• WRITTEN INSTRUCTION
Can you pull out each line of the data below that includes the word "this"?

===

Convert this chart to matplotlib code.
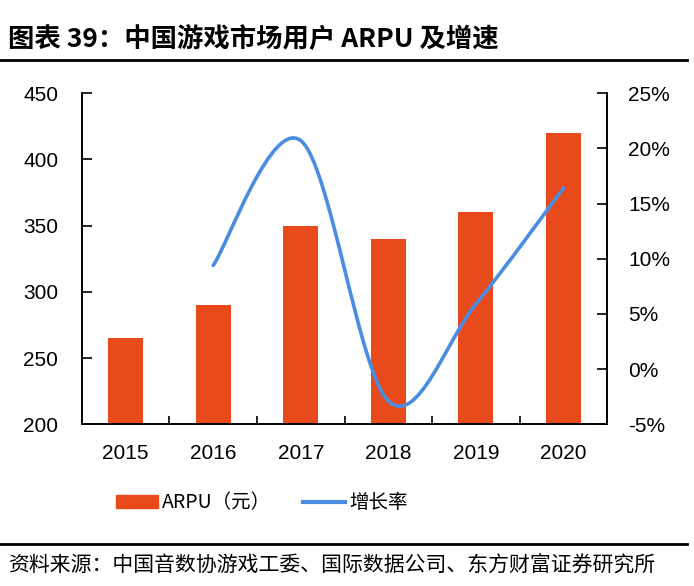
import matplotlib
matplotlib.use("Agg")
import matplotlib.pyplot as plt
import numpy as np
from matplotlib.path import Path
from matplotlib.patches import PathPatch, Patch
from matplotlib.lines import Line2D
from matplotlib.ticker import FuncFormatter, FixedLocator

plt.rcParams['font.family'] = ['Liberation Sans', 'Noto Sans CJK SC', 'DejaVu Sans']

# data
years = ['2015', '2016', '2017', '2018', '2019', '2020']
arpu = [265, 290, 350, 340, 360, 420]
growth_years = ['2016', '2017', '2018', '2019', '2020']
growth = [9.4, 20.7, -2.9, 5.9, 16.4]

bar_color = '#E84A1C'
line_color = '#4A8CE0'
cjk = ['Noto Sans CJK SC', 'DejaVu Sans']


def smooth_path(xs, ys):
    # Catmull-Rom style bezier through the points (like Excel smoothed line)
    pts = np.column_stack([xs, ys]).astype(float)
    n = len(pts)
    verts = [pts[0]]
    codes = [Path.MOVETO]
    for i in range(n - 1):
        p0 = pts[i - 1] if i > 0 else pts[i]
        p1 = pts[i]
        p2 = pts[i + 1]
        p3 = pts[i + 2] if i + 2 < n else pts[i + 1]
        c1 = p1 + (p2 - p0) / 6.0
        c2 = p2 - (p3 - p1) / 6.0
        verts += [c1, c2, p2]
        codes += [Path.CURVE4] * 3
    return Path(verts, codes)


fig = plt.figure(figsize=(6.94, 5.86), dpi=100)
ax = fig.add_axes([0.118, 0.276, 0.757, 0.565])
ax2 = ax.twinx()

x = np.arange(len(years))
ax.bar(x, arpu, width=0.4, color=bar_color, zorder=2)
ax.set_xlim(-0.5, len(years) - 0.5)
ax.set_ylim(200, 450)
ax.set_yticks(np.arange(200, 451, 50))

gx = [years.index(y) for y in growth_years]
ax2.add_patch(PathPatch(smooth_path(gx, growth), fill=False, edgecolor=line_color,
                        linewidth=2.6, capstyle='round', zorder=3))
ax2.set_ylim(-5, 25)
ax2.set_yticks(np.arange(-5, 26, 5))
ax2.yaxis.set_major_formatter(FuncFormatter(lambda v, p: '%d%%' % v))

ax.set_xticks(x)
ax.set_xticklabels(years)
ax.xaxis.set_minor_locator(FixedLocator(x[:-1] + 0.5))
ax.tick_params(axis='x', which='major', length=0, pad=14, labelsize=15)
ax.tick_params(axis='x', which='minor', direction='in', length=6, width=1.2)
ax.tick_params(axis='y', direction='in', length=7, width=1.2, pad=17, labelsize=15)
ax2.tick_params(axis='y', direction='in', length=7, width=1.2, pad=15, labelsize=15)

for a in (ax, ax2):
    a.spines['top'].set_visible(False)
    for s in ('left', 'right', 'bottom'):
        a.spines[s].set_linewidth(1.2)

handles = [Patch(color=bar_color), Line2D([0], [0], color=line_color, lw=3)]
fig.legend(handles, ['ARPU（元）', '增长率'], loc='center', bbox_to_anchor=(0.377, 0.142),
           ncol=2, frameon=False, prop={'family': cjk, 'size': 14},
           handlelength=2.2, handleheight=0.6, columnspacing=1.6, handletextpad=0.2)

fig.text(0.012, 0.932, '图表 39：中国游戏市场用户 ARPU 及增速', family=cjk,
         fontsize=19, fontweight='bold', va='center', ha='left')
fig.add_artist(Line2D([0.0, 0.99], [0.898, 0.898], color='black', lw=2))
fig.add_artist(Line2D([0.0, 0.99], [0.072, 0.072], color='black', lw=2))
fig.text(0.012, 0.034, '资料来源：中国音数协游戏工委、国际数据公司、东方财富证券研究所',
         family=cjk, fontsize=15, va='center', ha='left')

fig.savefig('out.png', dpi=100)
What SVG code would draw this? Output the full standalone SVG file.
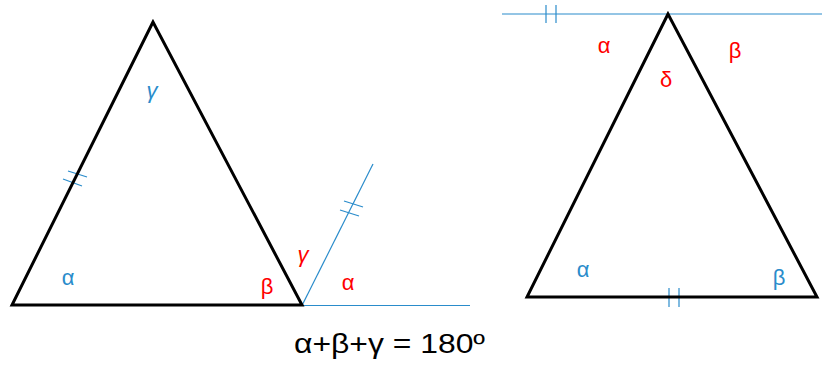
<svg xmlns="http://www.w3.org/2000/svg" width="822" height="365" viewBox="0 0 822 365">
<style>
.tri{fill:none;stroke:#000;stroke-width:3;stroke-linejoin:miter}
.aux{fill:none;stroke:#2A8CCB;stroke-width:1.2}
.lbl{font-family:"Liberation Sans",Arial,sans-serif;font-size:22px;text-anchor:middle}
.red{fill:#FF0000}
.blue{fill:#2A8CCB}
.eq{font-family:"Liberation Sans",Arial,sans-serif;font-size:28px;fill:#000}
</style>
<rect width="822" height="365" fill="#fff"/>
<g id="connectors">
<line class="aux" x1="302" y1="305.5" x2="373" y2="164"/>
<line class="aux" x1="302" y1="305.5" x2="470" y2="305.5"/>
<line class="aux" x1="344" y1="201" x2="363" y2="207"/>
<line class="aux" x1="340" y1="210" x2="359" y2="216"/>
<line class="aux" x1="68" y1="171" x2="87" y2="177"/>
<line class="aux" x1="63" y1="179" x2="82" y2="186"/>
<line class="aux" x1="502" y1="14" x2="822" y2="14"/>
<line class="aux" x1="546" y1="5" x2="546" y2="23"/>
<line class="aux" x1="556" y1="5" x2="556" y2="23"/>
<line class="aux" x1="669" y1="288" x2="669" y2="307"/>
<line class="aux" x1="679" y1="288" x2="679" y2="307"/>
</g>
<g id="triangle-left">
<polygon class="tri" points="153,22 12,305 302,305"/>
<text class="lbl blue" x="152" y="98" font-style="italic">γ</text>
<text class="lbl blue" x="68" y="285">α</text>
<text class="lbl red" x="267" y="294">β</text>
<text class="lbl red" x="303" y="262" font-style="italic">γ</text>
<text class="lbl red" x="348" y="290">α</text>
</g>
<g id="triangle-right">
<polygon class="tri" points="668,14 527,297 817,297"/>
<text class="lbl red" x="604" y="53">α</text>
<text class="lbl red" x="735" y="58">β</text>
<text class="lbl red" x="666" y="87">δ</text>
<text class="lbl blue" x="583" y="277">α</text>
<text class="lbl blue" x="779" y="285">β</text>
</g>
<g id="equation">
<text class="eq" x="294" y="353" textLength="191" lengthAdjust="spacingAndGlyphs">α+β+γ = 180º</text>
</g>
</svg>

===

• TASK RESULT
Convert this chart to matplotlib code.
What SVG code would draw this? Output the full standalone SVG file.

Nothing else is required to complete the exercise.